Mergers & Acquisitions Are Changing the Hospital Landscape
HealthDecember 04, 2018

Mergers & acquisitions are changing the hospital landscape

With the recent trend towards consolidation, learn 3 benefits of hospital mergers and how this affects costs.
Across the country, hospitals are turning to mergers, affiliations, and partnerships to navigate the changing health care landscape. Health system mergers and acquisitions are key indications of which health systems are thriving and which are falling behind. 

The consolidation, purchase, or sale of a healthcare facility can aid in lowering costs, increasing patient satisfaction, and expanding the number of services a provider can offer.

In 2017 alone, Definitive Healthcare—a consulting company that analyzes hospital data—tracked more than 300 mergers and acquisitions. Collectively, the top 10 health systems manage over 1,100 hospitals, or slightly over 15 percent of all hospitals managed by health systems. The top health systems also manage a total of 160,900 hospital beds, or approximately 17 percent of all health system beds.

Measuring success

But as popular as mergers and partnerships have become—and as necessary as they may be in some cases—determining whether a merger is a success or failure is difficult. For many, the principal concern is how the new partnership will affect patients. Again, the answer is not always clear.

The Robert Wood Johnson Foundation (RWJF) found in 2012 that hospital mergers generally resulted in higher prices, sometimes by more than 20 percent in already concentrated markets. A 2016 Northwestern University Kellogg School of Management study found that cross-market mergers result in price increases of between 6 and 10 percent, even if the hospitals are more than 90 minutes apart. For example, if two hospitals merge into one like a marriage, on average costs are lower, but nothing happens when it comes to quality. Using that same analogy, if hospitals merge and operate as separate systems, similar to a couple getting married but living in separate houses, costs often go up and quality remains the same or decreases.

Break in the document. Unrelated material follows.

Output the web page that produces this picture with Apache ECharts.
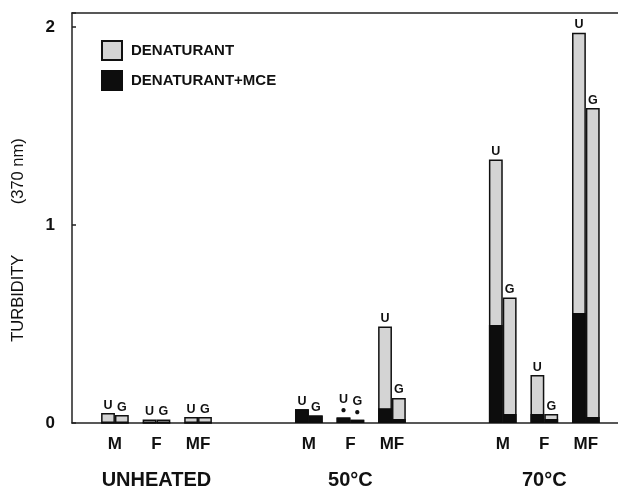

3 reasons why merging is advantageous

1. Mergers are seen as a way to help struggling hospitals through tough times. Small, not-for-profit and other types of hospitals seek mergers for a range of reasons as the atmosphere to stay afloat grows tougher. Not-for-profit hospitals throughout the U.S. are reducing unprofitable services while expanding more lucrative lines to help protect margins. Some of the money-losing services that have been reduced include behavioral health and patient education services, while investing in services that deliver profits like neuro-surgery and interventional cardiology.

When merging with a larger system, smaller facilities can get help with capital needs, as well as technology and infrastructure upgrades.

2. Smaller hospitals can learn and develop new healthcare models. Covering uninsured patients’ expenses, coping with diminishing government reimbursements, and the challenges of healthcare reform are forcing hospitals everywhere to look at cost effective ways of managing care. Merging plays an important role in allowing hospitals to experiment with innovative new forms of healthcare, such as the accountable care organization.

3. Merging can strengthen a facility’s relations with the community. A hospital serves its community and in doing so should keep the community informed on the development of a merger. If a hospital changes from nonprofit to for-profit, for example, it can result in reduced charity care and the ability to meet other local needs. Other issues may arise if a religious-based hospital system merges with a non-affiliated system. Mergers and acquisitions can help with community health needs as well as the possibility of new service lines.

Hospital mergers allow for integration of patients’ care through new healthcare models, the ability to take on the financial risk tied with overseeing groups of patients, and the ability to continue providing care to patients in the community.

If your facility is involved in a merger, look for the positives that new ideas can bring.